A few scenes later, his camera crew are in a car waiting for him to return to them when a mob descends, running after him, tripping him and kicking the shit out of him before he can struggle to his feet and reach the car. There are a lot of vested interests who want child labour to continue and a dimension of violence inherent in the system that’s a lot dirtier and more tactile in the film than just kids denied a childhood.

But “Invisible Hands” is about more than countries with dodgy labour infrastructure far from the eyes of Western consumers (exemplified by the African farmer who employs virtual child slave labour and is so unaware of the reasons against it he barely bats an eyelid about doing it when interviewed). For one thing it makes you complicit, because you’ll look at every iPhone, piece of fruit or item of jewellery you buy from now on and wonder who suffered so you could get it so cheap.

Second, it’s separated roughly into chapters that investigate certain countries. After India you expect the film to move to China, Bangladesh or The Congo, but you certainly don’t expect the next title card to read ‘The United States’, where the filmmakers then talk to several teenagers (almost all of them minorities, tellingly) who talk about the depravation, abuse, abysmal conditions and overwork they face working on farms across America.

Subsequent sections do move onto other parts of the world like the coltan mines of the DRC, and it proves just how little you know about the topic when China – of all places – gets a much better report card than you imagine, the burgeoning economy and increased scrutiny by intergoverment organisations and NGOs making a real difference. Ironically the group the section about China focuses on are college-age students told they’ll get valuable work experience over their summer break before they’re press ganged into repetitive and soul-crushing manufacturing work they have to stay at to get passing scores.

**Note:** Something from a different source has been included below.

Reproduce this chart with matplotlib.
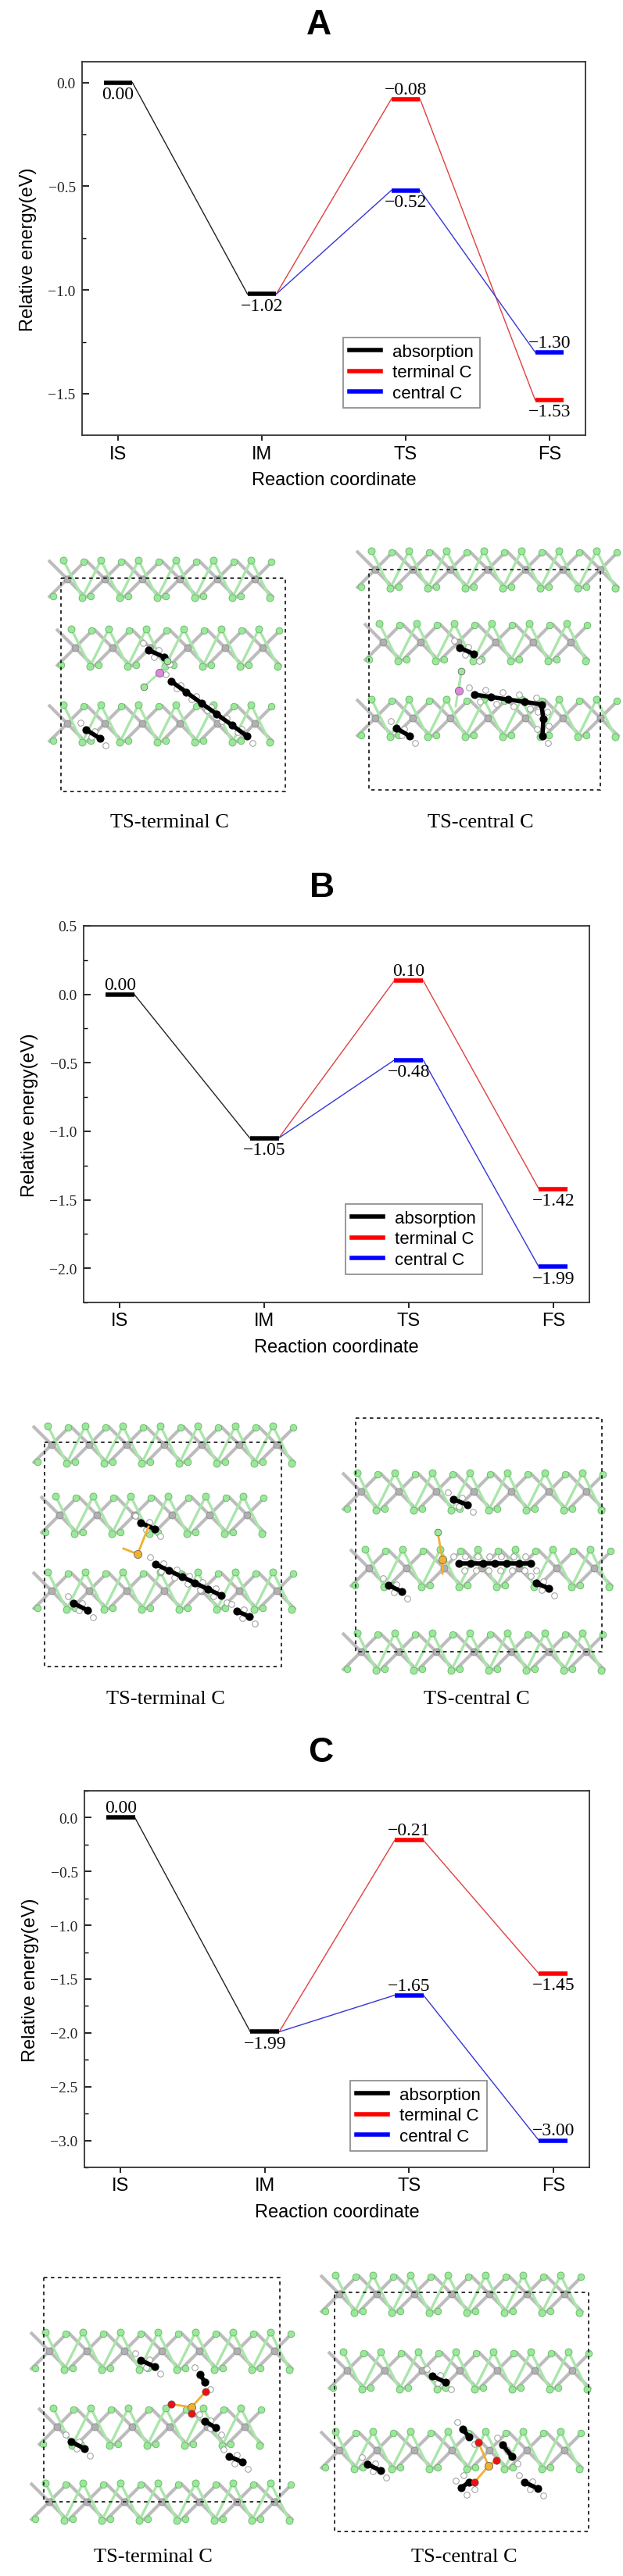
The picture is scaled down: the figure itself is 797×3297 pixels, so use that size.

But the overarching theme of ”Invisible Hands” is one in which nobody is immune from some blame. As long as we demand ultra-cheap consumer goods, the multinational conglomerates who provide them will cut any corners they can, and the structure of the big business world lets them effectively shield themselves from any involvement.

The layers of supply chain obfuscation between your box of chocolates and a five year old kid down in a hole full of filthy water somewhere in Africa let them (and us) turn a completely blind eye until someone throws an ugly scene on their doorstep – leaving some expensive PR to try to explain it away with boilerplate and bullshit about internal investigations, like some Nestlé flack does at one point.

If you have any kind of social conscience you’ll know the politics/finance behind the topic already, but like Wikileaks or Ed Snowden did, it puts concrete and vivid examples in front of you that you can’t ignore, and you’ll be surprised how affected and angry it makes you that this goes on.